It is a fact that the American B-17 Flying Fortress remains among the most produced bombers in history, only trailing the B-24 Liberator and German-made Junkers Ju 88. It was built by the Boeing Company and was the predecessor of the B-24.
On 8 August 1934, the United States Army Air Corps (USAAC) made known their need for bombers that could carry heavy bomb loads at very high altitudes, with a top speed around 200 mph.
A competition to win the bid for this contract promptly began, involving the Boeing Model 299–which was the initial design for the Flying Fortress–the Douglas DB-1, and Martin Model 146. A fly-off was scheduled to decide who would win the contract. The Model 299 performed excellently at the fly-off at Wright Field, much to the admiration of Army officers present.
However, on a second evaluation flight, the aircraft crashed and Boeing was disqualified from the competition. Thus, the Douglas DB-1 won.

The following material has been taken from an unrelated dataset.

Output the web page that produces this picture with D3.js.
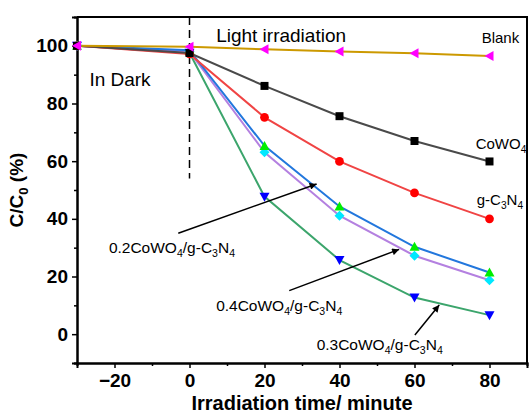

This did not mark the end for the Boeing aircraft, as its potential was not overlooked by the USAAC. After some significant modifications, Model 299 was later designated YB-17 and on 13 January 1936, the USAAC ordered thirteen units of the aircraft for further evaluation. It officially became the B-17 in late January 1936.
The B-17 was powered by four Wright R-1820-97 “Cyclone” radial engines, each driving a three-blade propeller and producing 1,200 horsepower. It carried a bomb load of nearly 6,000 pounds, had a 2,000 mile range, and could go as fast as 290 mph.
The aircraft was flown by a ten-man crew: pilot, co-pilot, navigator, a bombardier who also doubled as the nose gunner, flight engineer who was also the top turret gunner, radio operator, two waist gunners, a ball turret gunner, and a tail gunner.
In its armament were thirteen .50 caliber M2 Browning machine guns mounted on turrets in strategic positions on the aircraft. As a matter of fact, the name “Flying Fortress” was due to the multiple machine guns it carried.
The first B-17s to be used in World War II were used by the Royal Air Force and the U.S. Army in 1941. They served as high altitude bombers and carried a secret device called the Norden bombsight, which was handled by the bombardier and used to determine the point at which the aircraft’s bombs should be discharged to accurately hit the target.
B-17s were effectively used to attack German aircraft factories and assembly plants. A raid was planned by the 8th Air Force and executed on 17 August 1943 that targeted ball bearing factories in Schweinfurt.
The attack was unsuccessful as 36 B-17s were shot down by German Luftwaffe fighters and about 300 crew members were lost. A more successful attack on Schweinfurt later in the war resulted in the loss of about 77 B-17s and 650 men.
By 1944, B-17s were the most frequently used planes on the European front. By contrast, on the Pacific front, where B-17s were tasked with impeding the Japanese in the Battle of the Coral Sea and Battle of Midway, they had much lesser success. Due to the altitude at which the aircraft operated there, their bombs seldom hit targets.
However, B-17s were successfully used in the Battle of Bismarck Sea to sink several Japanese transport ships including Kyokusei Maru, Teiyo Maru, and Nojima.
About 12,731 B-17s were produced in all, and they were retired in 1968, having existed in 15 variants and having provided many notable contributions to major events in the war. They went on to appear in some notable television works like the 1949 film “Twelve O’clock High,” which starred Gregory Peck, and the 1990 movie “Memphis Belle.”